Tras su regreso, Florido retomó la docencia y los pinceles, pero con nuevos alientos. Su obra ha sido reconocida en más de 20 concursos –entre ellos sobresale el primer lugar en Grabado del Concurso Nacional Pedro Domingo Murillo, en 1992, y una selección especial del Instituto de Arte Tamarind, de Estados Unidos–; y aunque atesora cada mención, se encuentra particularmente orgulloso de haber sido promotor, junto con varios músicos, del gran Festival de Charango de Aiquile, cuya primera versión se realizó en 1984.

El 2011, Florido fue declarado Hijo Predilecto de su ciudad; por su aporte al arte y a la música. Él agradece, presto a seguir coloreando su querido valle.

Premios

El cuadro “Requiem por un amigo”, ganó el Primer Premio en Pintura de la Segunda Bienal Humberto Vásquez Machicado, en Santa Cruz. Aunque fue reconocido con muchos más (entre departamentales, nacionales e internacionales), este tiene un valor especial para Florido. “Con el dinero del premio compré este terreno”, relata, sobre el espacio que llama hogar.

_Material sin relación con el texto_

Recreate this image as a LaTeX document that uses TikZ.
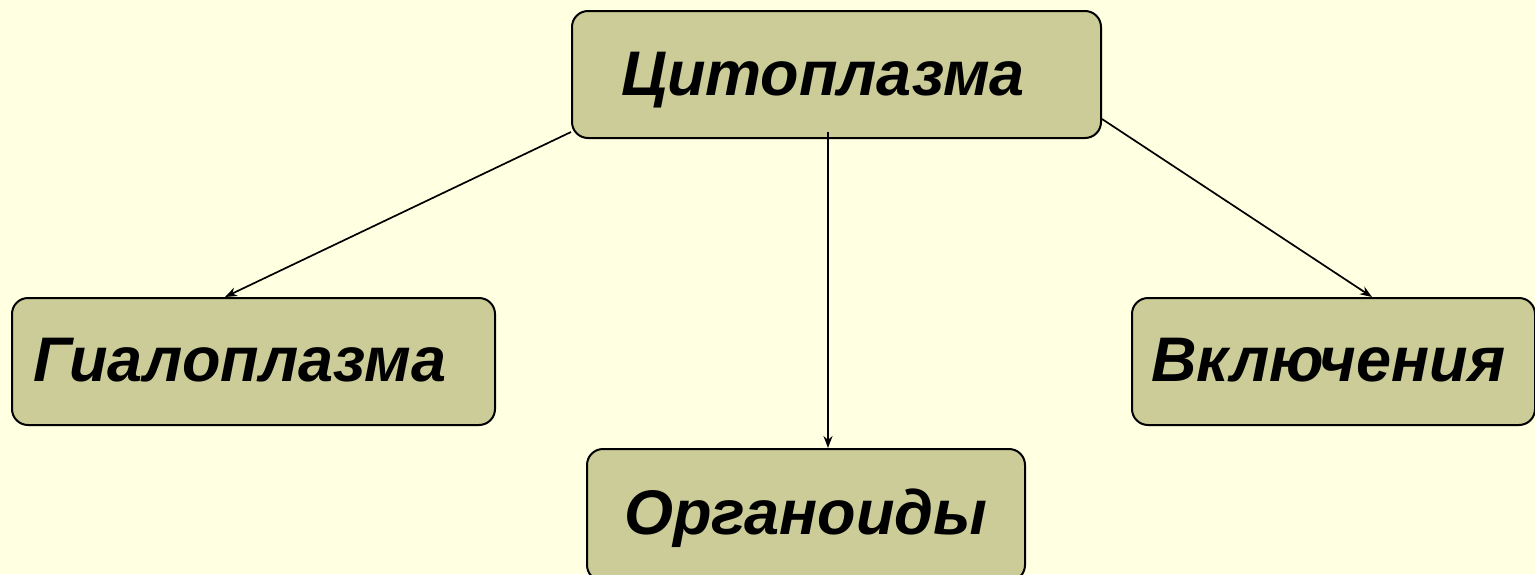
\documentclass[tikz,border=0pt]{standalone}
\usepackage{fontspec}
\setmainfont{Liberation Sans}
\usetikzlibrary{arrows.meta}
\definecolor{bgyellow}{HTML}{FFFFE1}
\definecolor{boxolive}{HTML}{CCCC99}
\tikzset{
  box/.style={draw=black, line width=2pt, fill=boxolive, rounded corners=16pt,
    inner sep=0pt, anchor=north west},
  word/.style={font=\fontsize{63}{63}\selectfont\bfseries\itshape, inner sep=0pt,
    anchor=base west},
  link/.style={line width=1.7pt, -{Stealth[length=12pt,width=9pt]}}
}
\begin{document}
\begin{tikzpicture}[x=1pt, y=-1pt]
  \fill[bgyellow] (0,0) rectangle (1535,574);
  \useasboundingbox (0,0) rectangle (1535,574);
  \clip (0,0) rectangle (1535,574);

  % boxes
  \node[box, minimum width=529pt, minimum height=127pt] (cyt) at (571,10) {};
  \node[box, minimum width=483pt, minimum height=127pt] (hyal) at (11,297) {};
  \node[box, minimum width=438pt, minimum height=132pt] (org) at (586,448) {};
  \node[box, minimum width=403pt, minimum height=127pt] (incl) at (1131,297) {};

  % labels
  \node[word] (tcyt) at (621,95) {Цитоплазма};
  \node[word] (thyal) at (33,381) {Гиалоплазма};
  \node[word] (torg) at (624,534) {Органоиды};
  \node[word] (tincl) at (1151,381) {Включения};

  % connectors
  \draw[link] ([yshift=7pt]cyt.south west) -- ([xshift=214pt]hyal.north west);
  \draw[link] ([xshift=257pt,yshift=7pt]cyt.south west) -- ([xshift=242pt]org.north west);
  \draw[link] ([yshift=20pt]cyt.south east) -- ([xshift=241pt]incl.north west);
\end{tikzpicture}
\end{document}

Otro gran momento se dio cuando, en Estados Unidos, un ciudadano de ese país le compró 21, de una sola vez.

Familia

“Solito, y sin tomar un vaso de cerveza (para darme valor), fui a pedir la mano de mi esposa”, recuerda, sobre su compromiso con la que es su esposa desde hace casi cuatro décadas, Alicia, profesora de literatura. Como ella, los tres hijos de ambos –Denise, Naser y Javier Alejandro– aprendieron a valorar el trabajo de Jesús. “Desde pequeños, sin que nadie les diga nada, ellos sabían que no debían jugar con las cosas de su papá, respetaban su espacio”, cuenta Alicia.